### MATERIAL PROVIDED
──────────────────────────────
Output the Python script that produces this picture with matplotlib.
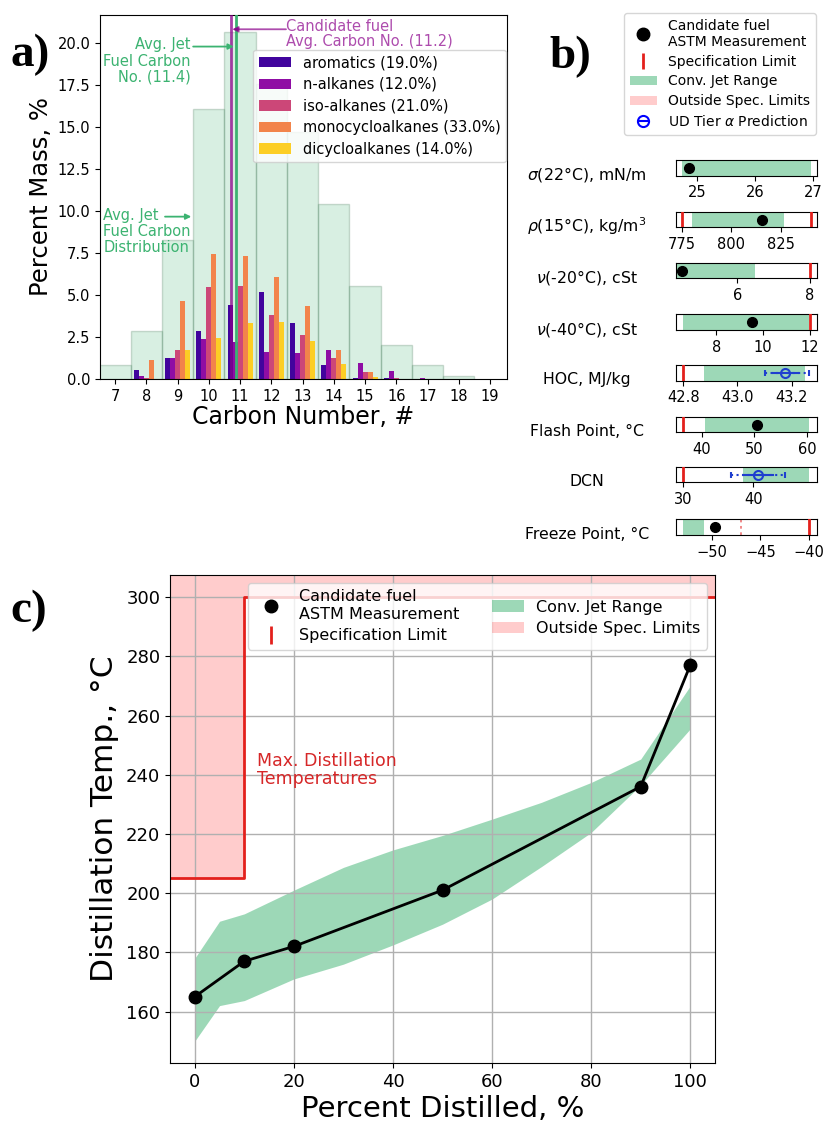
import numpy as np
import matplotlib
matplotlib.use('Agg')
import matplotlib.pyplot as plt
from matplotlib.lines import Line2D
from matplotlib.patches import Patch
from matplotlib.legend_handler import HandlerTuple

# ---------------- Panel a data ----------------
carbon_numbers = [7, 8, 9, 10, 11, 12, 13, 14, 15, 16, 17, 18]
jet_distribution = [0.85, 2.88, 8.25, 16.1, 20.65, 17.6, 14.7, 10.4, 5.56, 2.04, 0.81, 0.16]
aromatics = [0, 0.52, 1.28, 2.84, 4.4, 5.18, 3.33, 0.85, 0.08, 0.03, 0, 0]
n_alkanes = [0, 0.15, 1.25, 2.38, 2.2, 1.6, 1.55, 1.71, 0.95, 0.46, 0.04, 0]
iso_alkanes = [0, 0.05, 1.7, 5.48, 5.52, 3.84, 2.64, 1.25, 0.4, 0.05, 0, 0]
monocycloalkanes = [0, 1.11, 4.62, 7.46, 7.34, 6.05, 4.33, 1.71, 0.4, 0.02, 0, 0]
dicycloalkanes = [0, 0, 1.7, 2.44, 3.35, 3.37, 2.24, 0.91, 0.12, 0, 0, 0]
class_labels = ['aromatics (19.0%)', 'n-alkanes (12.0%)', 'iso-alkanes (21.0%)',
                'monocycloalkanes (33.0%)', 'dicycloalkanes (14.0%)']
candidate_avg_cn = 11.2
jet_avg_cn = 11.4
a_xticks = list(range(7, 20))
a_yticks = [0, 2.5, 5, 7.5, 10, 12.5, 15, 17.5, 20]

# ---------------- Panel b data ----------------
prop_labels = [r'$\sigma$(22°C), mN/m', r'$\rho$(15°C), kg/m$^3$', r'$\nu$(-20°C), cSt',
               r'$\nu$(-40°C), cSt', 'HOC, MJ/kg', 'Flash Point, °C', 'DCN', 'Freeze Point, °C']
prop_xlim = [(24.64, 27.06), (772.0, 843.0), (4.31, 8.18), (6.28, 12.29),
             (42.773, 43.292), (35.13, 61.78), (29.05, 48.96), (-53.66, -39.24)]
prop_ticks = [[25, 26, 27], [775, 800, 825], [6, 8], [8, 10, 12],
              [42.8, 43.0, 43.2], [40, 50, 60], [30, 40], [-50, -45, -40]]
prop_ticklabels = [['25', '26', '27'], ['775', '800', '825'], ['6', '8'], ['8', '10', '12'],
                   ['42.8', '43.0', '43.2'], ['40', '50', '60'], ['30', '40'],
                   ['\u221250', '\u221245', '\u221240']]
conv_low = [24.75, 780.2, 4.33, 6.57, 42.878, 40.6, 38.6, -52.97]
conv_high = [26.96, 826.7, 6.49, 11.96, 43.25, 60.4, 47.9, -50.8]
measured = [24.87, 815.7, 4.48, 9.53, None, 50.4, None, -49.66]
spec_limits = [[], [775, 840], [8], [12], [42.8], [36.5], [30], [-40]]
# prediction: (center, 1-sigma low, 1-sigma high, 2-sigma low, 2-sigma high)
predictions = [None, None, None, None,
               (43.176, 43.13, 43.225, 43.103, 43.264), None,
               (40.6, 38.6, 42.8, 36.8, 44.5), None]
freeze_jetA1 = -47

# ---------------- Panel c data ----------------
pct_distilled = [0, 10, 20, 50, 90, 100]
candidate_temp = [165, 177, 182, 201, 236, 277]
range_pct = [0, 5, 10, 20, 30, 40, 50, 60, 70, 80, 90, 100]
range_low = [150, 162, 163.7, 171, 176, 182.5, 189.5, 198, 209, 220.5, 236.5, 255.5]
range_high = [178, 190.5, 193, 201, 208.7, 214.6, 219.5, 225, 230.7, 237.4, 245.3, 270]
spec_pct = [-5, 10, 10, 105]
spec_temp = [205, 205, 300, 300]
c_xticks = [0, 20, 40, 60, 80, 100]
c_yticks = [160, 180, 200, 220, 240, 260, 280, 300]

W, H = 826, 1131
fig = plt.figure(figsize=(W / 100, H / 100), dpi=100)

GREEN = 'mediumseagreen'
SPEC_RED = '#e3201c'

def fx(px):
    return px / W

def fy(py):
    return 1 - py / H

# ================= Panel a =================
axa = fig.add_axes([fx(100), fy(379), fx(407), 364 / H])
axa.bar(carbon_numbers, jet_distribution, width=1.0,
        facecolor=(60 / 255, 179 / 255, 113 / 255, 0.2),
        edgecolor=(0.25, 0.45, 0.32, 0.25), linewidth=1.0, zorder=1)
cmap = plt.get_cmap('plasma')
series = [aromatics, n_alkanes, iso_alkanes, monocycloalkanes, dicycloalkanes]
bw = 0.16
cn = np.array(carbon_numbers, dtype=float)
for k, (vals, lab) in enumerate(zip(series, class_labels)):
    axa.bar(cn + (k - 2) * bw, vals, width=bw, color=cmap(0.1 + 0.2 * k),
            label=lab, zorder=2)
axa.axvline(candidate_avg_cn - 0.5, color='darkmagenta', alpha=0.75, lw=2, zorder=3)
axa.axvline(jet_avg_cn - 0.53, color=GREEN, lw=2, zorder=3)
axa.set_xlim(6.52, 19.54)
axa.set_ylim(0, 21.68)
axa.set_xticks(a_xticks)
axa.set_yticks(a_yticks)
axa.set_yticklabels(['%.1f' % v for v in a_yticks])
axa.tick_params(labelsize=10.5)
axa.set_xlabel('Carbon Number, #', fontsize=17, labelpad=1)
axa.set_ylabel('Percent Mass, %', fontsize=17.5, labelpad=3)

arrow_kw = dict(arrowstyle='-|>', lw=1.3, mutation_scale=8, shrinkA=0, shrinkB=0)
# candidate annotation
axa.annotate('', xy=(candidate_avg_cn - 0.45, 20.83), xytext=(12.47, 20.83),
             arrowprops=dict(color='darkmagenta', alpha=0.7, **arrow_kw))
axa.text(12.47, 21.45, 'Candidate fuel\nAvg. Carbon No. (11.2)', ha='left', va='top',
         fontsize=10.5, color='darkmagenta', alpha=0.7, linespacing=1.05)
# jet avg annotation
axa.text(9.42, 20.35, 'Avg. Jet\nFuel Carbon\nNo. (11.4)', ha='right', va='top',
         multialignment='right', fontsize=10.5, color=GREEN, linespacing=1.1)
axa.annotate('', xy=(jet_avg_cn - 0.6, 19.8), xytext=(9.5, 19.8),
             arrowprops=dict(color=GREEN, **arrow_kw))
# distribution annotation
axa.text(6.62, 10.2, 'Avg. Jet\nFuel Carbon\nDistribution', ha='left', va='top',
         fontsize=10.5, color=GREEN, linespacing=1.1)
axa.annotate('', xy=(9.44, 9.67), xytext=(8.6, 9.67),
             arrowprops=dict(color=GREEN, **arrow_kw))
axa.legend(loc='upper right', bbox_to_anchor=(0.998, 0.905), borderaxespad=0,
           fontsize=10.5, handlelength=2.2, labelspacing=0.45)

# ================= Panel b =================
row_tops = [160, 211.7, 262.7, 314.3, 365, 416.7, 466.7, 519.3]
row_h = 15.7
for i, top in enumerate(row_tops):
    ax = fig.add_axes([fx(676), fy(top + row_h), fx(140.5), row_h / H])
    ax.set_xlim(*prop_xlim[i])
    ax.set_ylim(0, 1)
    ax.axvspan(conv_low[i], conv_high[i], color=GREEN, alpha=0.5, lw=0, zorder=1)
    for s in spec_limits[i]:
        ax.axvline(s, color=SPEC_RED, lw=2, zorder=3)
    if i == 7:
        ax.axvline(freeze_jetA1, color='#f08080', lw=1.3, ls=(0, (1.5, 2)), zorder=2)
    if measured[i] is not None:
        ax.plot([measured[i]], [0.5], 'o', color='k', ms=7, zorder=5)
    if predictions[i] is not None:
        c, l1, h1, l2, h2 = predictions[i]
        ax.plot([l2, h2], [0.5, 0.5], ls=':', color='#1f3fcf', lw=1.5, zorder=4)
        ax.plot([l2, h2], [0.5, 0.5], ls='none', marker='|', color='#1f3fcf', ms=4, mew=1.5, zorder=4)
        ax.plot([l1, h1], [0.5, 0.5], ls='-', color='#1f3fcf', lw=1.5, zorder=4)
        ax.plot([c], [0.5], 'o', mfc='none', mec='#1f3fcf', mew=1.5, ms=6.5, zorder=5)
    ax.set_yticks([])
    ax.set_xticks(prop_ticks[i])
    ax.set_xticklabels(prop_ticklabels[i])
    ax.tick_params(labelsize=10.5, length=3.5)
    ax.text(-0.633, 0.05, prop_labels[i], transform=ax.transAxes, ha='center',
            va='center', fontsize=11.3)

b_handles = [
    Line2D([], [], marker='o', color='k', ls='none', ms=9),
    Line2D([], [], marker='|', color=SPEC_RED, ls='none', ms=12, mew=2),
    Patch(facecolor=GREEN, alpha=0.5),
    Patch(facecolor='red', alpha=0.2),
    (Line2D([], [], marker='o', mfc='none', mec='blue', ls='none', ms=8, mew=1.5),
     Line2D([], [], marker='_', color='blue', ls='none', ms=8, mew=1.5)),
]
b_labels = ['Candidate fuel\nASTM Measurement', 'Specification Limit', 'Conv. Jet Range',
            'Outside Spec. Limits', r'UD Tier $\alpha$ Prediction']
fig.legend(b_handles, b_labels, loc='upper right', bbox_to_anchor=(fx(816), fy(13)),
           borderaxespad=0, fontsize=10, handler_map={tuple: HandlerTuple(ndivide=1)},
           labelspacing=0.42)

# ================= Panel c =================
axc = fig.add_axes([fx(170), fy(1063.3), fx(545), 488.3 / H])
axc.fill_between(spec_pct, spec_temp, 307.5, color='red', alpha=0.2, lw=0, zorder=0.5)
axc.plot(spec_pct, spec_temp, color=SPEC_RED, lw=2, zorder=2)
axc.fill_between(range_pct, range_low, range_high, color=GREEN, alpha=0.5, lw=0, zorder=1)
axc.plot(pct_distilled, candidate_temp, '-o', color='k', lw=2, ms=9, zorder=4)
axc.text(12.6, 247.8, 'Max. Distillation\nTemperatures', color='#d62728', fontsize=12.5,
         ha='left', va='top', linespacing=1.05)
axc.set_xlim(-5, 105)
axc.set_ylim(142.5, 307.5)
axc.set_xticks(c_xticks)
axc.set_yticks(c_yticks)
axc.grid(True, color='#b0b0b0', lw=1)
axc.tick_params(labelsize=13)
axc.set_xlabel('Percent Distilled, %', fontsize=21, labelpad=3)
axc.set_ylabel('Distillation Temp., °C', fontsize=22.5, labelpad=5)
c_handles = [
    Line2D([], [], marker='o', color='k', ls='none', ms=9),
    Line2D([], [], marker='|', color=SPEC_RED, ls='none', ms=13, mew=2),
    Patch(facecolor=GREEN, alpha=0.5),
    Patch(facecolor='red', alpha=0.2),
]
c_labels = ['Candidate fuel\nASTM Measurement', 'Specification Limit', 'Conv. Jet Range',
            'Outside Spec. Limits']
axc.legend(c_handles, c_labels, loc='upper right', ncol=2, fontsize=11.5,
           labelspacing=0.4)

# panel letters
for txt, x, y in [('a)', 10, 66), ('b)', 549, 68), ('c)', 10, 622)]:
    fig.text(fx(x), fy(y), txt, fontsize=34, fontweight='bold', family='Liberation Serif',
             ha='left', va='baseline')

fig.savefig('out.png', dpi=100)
──────────────────────────────
### TASK TO COMPLETE
Repeat the listing above up to and including the line with "from matplotlib.legend_handler import", starting from its first line. Drop any pictures.

### EXERCISE OUTPUT
Output the Python script that produces this picture with matplotlib.
import numpy as np
import matplotlib
matplotlib.use('Agg')
import matplotlib.pyplot as plt
from matplotlib.lines import Line2D
from matplotlib.patches import Patch
from matplotlib.legend_handler import HandlerTuple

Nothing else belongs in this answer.